John Kornblum in Rheinbach über "Deutschland und Amerika" "Wir sind die einzigen, die ihr habt"

RHEINBACH · Es war nicht der erste Besuch des ehemaligen US-Botschafters John Kornblum in Rheinbach. Erstmals fuhr er 1970 mit seinen Eltern in die Glasstadt, erzählte Kornblum am Montagabend.

 Zwischen Diplomatie und Deutlichkeit: John Kornblum in Rheinbach.

Zwischen Diplomatie und Deutlichkeit: John Kornblum in Rheinbach.

Foto: EDGAR AUTH

Er erinnerte sich besonders an die römische Wasserleitung und das Thema Hexenverfolgung. Auf Einladung der CDU referierte Kornblum im Waldhotel nun zum Thema "Deutschland und Amerika - zur Zukunft einer alten Freundschaft".

Auf dem Weg von der Geschichte zur Gegenwart wechselte Kornblum zwischen Diplomatie und Deutlichkeit. Deutschland und die USA seien beides junge Nationen und Produkte der industriellen Revolution. Gesellschaftliche Struktur und Mentalität seien ähnlich.

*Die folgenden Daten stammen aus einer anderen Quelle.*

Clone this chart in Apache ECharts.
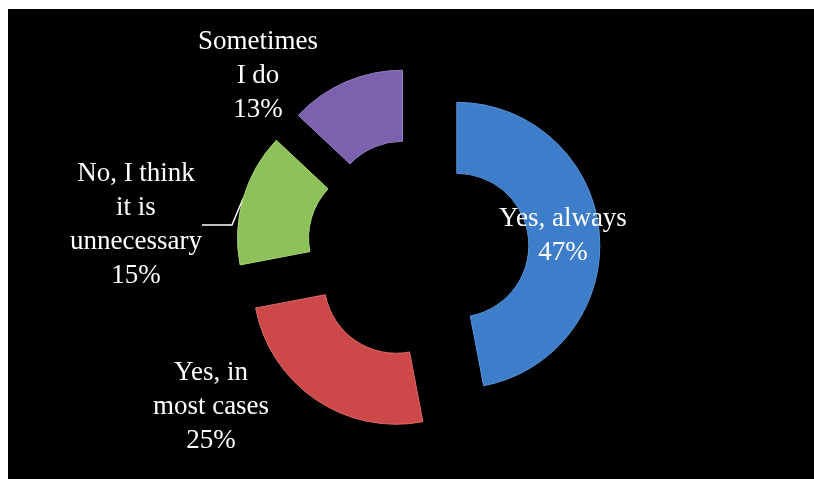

Vielen gemeinsamen Schnittmengen stellte er Kontroversen gegenüber. Solche gab es mit Ausnahme der frühen 90er Jahre nach der deutschen Wiedervereinigung immer, sagte er und erinnerte an die große Friedensdemonstration 1983 in Bonn mit 450 000 Teilnehmern. Viele davon hätten den USA kriegerische Absichten gegen die damalige Sowjetunion unterstellt.

Aktuell stünden die NSA-Abhöraffäre und das geplante Freihandelsabkommen TTIP zwischen beiden Partnern. Doch die Welt verändere sich schnell. Damit meinte er nicht nur die gewachsene Aggressivität des Putinschen Russlands. Zugleich seien alte Monopole am Ende, beispielsweise in der Nachrichtenübermittlung. 30 Prozent der US-Amerikaner bezögen alle Neuigkeiten über Facebook. Zeitungen und Rundfunk verlören an Bedeutung. Das Einkommen der Arbeitenden sinke anteilsmäßig, die Infrastruktur müsse erneuert werden.

"Regierungen und Politik werden mit sehr vielen Herausforderungen kämpfen müssen, auf die sie gar nicht vorbereitet sind", sagte Kornblum voraus. Das Handelsabkommen TTIP nannte er "Europas letzte Chance". Die deutsche Angst vor Chlorhühnchen bewertete er als psychologisches Problem. Der Ex-Diplomat empfahl, sich am nach wie vor sehr erfolgreichen Amerika zu orientieren und zu fragen: "Wie können wir uns jetzt neu aufstellen?" Europa sei "so unglaublich zivilisiert, dass man nicht in der Lage ist, schnell zu handeln". Aus der Ukraine etwa müsse man gemeinsam wieder "einen lebensfähigen Staat machen".

Bei einem anschließenden Zwiegespräch wollte der CDU-Politiker und Vorsitzende des Auswärtigen Ausschusses, Norbert Röttgen, vor allem wissen: "Gibt es das Bewusstsein in der amerikanischen Politik, wir brauchen euch?" Kornblum antwortete diplomatisch und deutlich. Die USA wüssten, dass sie Europa brauchten. Ansatz sei aber nicht eine gemeinsame Strategie, sondern man müsse eine Agenda gemeinsam abarbeiten. Er vermisste "eine selbstbewusste europäische Haltung" und räumte ein, dass Deutschland auch wegen der NSA-Affäre das Vertrauen in seinen wichtigsten Verbündeten verloren hat. Dagegen betonte er: "Wir sind schrecklich, aber wir sind die einzigen, die ihr habt." Röttgens Sorge, dass sich die USA von Europa ab- und Asien zuwendeten, beantwortete er mit dem Hinweis auf neue, vernetzte Strukturen. Dabei zähle nur Relevanz und die Frage: Wer kann welche Produkte liefern?